I am sure I’m opening up a huge can of worms with this post, but all those who know me, will know that I am never one to shy away from controversy or from encouraging debate.
In my role as Subject Matter Expert for Cisco UCS and integrated Systems, I am often asked by customers for my views on how best to monitor them and the applications that run on them. To which my historical response was somthing like “what is it you use now? and if your happy with it, we’ll look to integrate Cisco UCS in to your existing Solution” or perhaps “Just use UCS Manager for the UCS Components and use somthing else for workload and application monitoring.
The fact is Cisco UCS and other converged offerings for that matter have heralded a new age of how workloads are delivered, operated and are managed within a Data Center, across Data Centers and across Cloud Infrastructures whether Private, Public or Hybrid.
And if this is a new age of converged and Cloud offerings, surely we need a new age of monitoring solution for them. Just because a customer or vendor has always done somthing a particular way does not necessarily mean, that they should just carry on in that fashion. Customers deserve and indeed are demanding better!
There’s a lot to be said for having the view of “What good is it being alerted that I have a CPU running hot, or errors increasing on a particular DIMM indicating a possible imminent failure, I want to know what impact that is or could have on my application or service”
This mind-set is ever more relevant now we are in a world of statelessness and Cloud, where workloads can be mobile and running across infrastructure that may or may not be under your own control.

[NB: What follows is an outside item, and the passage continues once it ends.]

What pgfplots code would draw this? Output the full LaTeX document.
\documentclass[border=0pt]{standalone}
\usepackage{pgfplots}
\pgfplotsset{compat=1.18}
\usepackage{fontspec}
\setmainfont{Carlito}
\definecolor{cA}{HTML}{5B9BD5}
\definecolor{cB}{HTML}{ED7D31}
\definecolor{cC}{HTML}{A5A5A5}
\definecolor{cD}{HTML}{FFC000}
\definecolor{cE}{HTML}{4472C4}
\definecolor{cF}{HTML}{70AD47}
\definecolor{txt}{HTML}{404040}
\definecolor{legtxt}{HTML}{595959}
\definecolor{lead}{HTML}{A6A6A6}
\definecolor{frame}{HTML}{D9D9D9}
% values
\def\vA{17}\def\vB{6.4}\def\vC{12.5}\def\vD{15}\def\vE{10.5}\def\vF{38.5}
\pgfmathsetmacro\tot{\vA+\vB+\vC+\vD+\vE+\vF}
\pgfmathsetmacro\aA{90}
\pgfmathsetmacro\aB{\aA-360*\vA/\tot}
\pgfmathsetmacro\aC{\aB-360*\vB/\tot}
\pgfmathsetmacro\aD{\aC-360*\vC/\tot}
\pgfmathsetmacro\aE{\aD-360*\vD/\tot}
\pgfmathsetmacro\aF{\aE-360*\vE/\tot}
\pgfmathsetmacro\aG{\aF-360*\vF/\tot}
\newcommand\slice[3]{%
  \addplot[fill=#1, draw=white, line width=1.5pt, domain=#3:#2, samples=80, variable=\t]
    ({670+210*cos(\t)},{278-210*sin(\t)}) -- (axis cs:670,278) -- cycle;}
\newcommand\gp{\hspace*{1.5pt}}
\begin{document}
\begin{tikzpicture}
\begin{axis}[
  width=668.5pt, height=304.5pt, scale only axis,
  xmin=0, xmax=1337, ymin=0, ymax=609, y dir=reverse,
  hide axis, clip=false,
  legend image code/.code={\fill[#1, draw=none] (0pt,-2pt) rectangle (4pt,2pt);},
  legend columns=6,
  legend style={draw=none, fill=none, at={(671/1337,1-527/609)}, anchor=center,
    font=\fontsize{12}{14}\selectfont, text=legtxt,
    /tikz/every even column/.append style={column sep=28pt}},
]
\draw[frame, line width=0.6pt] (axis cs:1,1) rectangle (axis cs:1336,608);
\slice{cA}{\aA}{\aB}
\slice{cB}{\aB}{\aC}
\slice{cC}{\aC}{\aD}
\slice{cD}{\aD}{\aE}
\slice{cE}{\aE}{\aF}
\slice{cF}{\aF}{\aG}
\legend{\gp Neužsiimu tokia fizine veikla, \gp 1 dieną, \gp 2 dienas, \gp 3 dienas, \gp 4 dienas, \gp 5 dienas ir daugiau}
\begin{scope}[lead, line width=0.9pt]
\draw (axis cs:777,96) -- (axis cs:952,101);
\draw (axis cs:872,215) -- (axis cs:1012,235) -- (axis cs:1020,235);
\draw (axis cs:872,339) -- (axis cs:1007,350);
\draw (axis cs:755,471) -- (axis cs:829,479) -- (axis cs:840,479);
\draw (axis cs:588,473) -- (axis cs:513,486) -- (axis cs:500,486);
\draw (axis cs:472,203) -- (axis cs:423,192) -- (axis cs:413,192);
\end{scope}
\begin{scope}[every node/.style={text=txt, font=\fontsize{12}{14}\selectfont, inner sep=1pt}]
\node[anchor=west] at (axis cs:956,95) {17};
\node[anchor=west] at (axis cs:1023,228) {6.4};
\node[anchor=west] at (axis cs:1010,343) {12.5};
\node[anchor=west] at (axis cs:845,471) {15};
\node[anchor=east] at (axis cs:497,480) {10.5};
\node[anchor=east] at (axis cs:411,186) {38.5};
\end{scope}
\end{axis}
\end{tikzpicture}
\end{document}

Having this granular and detailed visibility into the Cloud is essential in this new age, of ever-increasing demands to reduce cost and increase efficiency through consolidation and multi-tenancy.
My intention with this post is to have a comparison summary of different monitoring solutions I have installed, tested or played around with.
Now each monitoring product will get a blog post in their own right but as I test a new one I will add it to this comparison summary for a nice quick single point of reference.
Comparing monitoring solutions is always difficult as there are few instances where there can be a genuine “Apples with Apples” comparison. Each generally have their own strengths , weaknesses and focus. Some may monitor the hardware some won’t, some may only monitor the Hosts and not the Guest, some may focus more on the application and so on and so on.
Rather than have numerous sub categories I will list all the solutions I have tested in the same comparison table and score each accordingly, which should make it pretty obvious which solutions fit where.
It is certain that not all of these solutions compete with each other, but there are undoubtably overlaps in many cases, some may compliment each other and intergrate nicley others may not. Which ever way you slice it, it may well be that to get the full solution you want you may require a combination of products.
So all that said the first “Yard Stick” I will be looking at is what do these products give me over and above what I get with UCS Manager and UCS Central, which as I’m sure you will agree are great at monitoring the Cisco UCS hardware, components and configuration.
So as a starter for 10 I have listed my own view on where UCS Manager (including the added functionality of UCS Central) sits as the first column to which all future solutions can be “Compared and Contrasted”
The second is how much functionality I get “out of the box” now I’m no developer, Script or API guru so while I have seen some immense bespoke monitoring solutions fronted by cool bespoke Apps, I have neither the time nor skill to go to that level with my testing. I want to click install and then start getting some cool useful infomation, OK perhaps that’s a bit unrealistic but you get the point.
I will also look at Cost and licensing, for me its a simple equation, Cost should = Value, if I get a lot of value from a product over that of UCSM and UCS Central, then I look at the cost and if that cost is reasonable for the value I get, then in my book that’s a viable product.
I’m sure most of these products will come with reams of info on how it reduces TCO and the ROI it promises, usually by reducing troubleshooting time or identifying an issue before it becomes an issue (Proaction rather than Reaction), the engineer in me has never cared much for marketing but rather just on the facts and tangible results.
I will also look at how these products may aid with compliance, to either internal or regulatory policies and standards. Like PCI DSS
So stay tuned, hoping to write-up the review of the first product over the next week or so.
I have posted the below spreadsheet with the solutions and categories that have come to mind for testing and scoring, so that the community has a chance to give me their comments on them and suggest additions / alterations prior to the testing.
Not sure on the timescales on this as I am kept very busy with my day job, but every so often I get some Lab time to do some testing, or even better a booking to design / install one of the products I am evaluating.
So I see this as an ongoing project.
And as always this is just my view, and my testing, no Vendors have sponsored any of these tests, or will influence any of my opinions and I will try and minimise any harm to animals juring my research.